Coronavirus: What does $775 million budget reduction mean for Ohio?

UPDATE @ 10:50 p.m.: Gov. Mike DeWine and Lt Gov. Jon Husted announced during Tuesday’s daily press conference that because the state has taken a major financial hit from the coronavirus pandemic, there will be a $775 million budget reduction in General Revenue spending for the remainder of the fiscal year.

This reduction includes multiple cuts in the area of education.

Tuesday evening, Dayton Public Schools Superintendent Elizabeth Lolli responded this way: “The Dayton Public Schools are saddened by the governor’s announcement to cut public school funding. During this pandemic, reduction of funding for any school widens the equity gap that has become so evident in recent weeks. This is very unfortunate news for students across Ohio.”

Another superintendent, who declined to be identified by name, told News Center 7′s Sean Cudahy, “it would be premature for me to have a conversation about this until I have more firm numbers and have time to evaluate what this means for us in regards to our budget.”

Paul Leonard, a former lieutenant governor and now Wright State political science professor, said, DeWine’s announcement could have area school districts looking to pass more tax levies.

“When the state starts cutting money and it affects things like school...a lot of the time the government looks to the taxpayer,” he told Cudahy. “The taxpayer is not working, so I’m not sure the taxpayer can spend more money or pay more money in taxes,” Leonard said.

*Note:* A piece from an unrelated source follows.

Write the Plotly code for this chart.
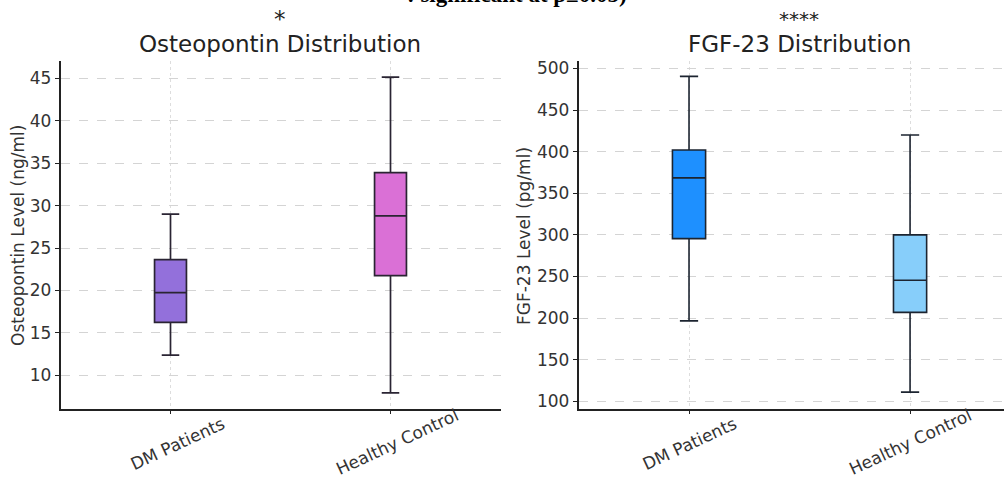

The governor explained he will not tap into the “rainy day fund,” as the end of 2020 financial year ends June 30, and the state wants to save the fund for that time.

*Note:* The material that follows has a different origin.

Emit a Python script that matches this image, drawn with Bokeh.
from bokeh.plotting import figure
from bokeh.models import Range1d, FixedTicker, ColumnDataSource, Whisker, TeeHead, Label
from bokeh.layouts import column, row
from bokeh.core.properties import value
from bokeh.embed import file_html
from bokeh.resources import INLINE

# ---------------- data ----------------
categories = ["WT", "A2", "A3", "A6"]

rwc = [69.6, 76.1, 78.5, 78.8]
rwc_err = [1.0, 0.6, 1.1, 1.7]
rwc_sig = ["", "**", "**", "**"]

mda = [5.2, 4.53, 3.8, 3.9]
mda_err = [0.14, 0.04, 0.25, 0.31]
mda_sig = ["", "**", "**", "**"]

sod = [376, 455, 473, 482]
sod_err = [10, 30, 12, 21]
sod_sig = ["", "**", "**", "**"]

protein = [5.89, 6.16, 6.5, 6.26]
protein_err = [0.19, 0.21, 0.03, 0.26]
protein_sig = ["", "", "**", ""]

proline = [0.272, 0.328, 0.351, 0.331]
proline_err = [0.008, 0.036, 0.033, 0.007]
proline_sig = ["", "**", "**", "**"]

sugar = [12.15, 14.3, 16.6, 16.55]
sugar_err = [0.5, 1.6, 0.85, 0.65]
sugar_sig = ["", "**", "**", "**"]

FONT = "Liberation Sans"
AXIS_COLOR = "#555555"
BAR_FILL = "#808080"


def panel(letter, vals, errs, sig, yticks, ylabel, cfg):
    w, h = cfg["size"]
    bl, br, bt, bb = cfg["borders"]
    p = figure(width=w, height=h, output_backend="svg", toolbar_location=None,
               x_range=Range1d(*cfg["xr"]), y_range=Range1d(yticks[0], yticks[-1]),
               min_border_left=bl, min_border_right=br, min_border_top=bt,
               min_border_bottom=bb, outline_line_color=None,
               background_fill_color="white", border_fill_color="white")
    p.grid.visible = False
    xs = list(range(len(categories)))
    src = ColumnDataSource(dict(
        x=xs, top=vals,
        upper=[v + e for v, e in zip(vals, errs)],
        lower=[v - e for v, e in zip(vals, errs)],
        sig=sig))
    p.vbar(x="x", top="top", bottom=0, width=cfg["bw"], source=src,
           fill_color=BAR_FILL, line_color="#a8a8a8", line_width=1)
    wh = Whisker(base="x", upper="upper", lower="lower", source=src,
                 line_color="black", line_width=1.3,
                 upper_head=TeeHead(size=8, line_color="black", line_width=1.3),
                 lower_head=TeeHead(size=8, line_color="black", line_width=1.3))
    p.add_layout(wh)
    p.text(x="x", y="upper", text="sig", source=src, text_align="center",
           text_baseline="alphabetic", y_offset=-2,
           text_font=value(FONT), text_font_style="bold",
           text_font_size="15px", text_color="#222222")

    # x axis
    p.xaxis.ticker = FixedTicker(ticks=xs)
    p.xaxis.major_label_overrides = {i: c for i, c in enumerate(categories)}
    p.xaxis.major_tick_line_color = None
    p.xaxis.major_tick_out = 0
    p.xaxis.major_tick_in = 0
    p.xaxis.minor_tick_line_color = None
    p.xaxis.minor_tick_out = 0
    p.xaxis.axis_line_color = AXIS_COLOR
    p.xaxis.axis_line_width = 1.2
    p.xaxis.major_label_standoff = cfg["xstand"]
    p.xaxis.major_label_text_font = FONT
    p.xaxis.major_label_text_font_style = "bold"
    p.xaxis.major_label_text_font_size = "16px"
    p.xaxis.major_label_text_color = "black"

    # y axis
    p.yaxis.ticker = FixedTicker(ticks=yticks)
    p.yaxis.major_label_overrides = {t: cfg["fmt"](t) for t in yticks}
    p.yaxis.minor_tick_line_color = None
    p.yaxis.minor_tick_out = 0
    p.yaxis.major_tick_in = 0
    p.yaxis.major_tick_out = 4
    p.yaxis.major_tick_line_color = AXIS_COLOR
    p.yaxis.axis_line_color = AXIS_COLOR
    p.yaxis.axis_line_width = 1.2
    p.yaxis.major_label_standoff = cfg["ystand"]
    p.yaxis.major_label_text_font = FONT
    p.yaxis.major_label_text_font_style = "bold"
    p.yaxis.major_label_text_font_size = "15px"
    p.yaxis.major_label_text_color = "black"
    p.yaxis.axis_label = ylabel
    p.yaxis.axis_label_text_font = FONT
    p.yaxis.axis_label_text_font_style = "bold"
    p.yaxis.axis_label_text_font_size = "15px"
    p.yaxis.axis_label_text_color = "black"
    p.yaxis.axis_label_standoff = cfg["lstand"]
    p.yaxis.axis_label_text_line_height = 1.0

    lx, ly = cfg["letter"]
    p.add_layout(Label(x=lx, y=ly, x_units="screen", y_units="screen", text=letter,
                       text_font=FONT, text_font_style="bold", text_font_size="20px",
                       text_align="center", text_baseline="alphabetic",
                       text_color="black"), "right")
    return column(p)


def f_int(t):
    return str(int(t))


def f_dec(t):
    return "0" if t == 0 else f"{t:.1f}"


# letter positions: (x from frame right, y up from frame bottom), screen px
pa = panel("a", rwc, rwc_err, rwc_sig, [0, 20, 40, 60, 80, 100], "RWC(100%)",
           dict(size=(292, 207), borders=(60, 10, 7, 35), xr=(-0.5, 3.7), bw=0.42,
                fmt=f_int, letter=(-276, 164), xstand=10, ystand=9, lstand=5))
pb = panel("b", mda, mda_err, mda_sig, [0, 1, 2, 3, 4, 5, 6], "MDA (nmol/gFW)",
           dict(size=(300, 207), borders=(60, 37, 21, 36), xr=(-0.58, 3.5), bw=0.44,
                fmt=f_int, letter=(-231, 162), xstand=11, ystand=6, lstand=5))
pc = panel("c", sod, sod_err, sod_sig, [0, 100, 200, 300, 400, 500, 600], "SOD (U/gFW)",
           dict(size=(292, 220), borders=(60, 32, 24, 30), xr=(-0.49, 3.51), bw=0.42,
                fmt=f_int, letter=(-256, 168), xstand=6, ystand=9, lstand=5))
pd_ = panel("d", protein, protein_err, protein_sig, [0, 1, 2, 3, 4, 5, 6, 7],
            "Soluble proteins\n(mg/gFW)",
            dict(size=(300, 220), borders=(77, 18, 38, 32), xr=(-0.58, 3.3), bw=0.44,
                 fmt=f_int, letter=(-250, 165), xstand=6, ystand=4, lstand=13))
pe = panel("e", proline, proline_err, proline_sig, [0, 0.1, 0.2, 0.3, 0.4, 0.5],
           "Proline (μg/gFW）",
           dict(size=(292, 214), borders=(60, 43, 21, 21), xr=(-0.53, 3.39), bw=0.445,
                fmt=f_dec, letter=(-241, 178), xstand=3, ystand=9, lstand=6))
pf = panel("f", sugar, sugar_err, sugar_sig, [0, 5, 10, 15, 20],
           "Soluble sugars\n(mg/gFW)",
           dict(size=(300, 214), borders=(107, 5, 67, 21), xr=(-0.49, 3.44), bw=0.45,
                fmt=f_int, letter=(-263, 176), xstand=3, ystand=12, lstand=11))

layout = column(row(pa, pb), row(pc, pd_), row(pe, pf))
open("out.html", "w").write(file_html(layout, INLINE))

Just how much of a financial hit has Ohio taken?

  • The state is below budget by $776.9 million. This is close to a billion-dollar change since February, when the state revenues were ahead of budget by more than $200 million.

What does this budget cut mean for the state?

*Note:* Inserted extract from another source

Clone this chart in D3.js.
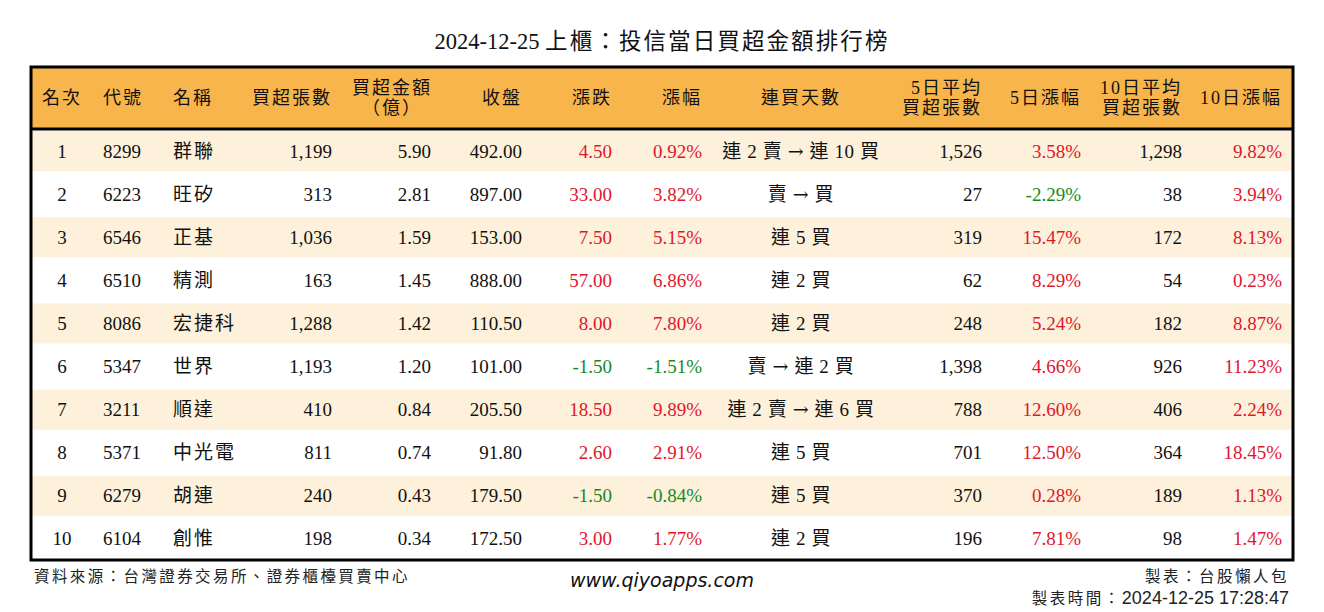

  • Medicaid spending reduced by $210 million
  • K12 Foundation: $300 million
  • Other education budget line items: $55 million
  • Higher Education: $110 million
  • All other agencies: $100 million
  • State agencies will continue to operate under the travel freeze, with exceptions for those staff providing direct response to the emergency.
  • DeWine has ordered a freeze on pay increases and promotions of unclassified and exempt staff, and a freeze on new contract series for the state.
  • All agencies in the state are taking cuts, with the exception of the Department of Rehabilitation and Corrections.

"I have asked every agency director to continue to identify savings in their budgets for the remainder of this fiscal year and next fiscal year,” DeWine said.

“If we don’t make these cuts now, the cuts we’ll have to make next year will be more dramatic.”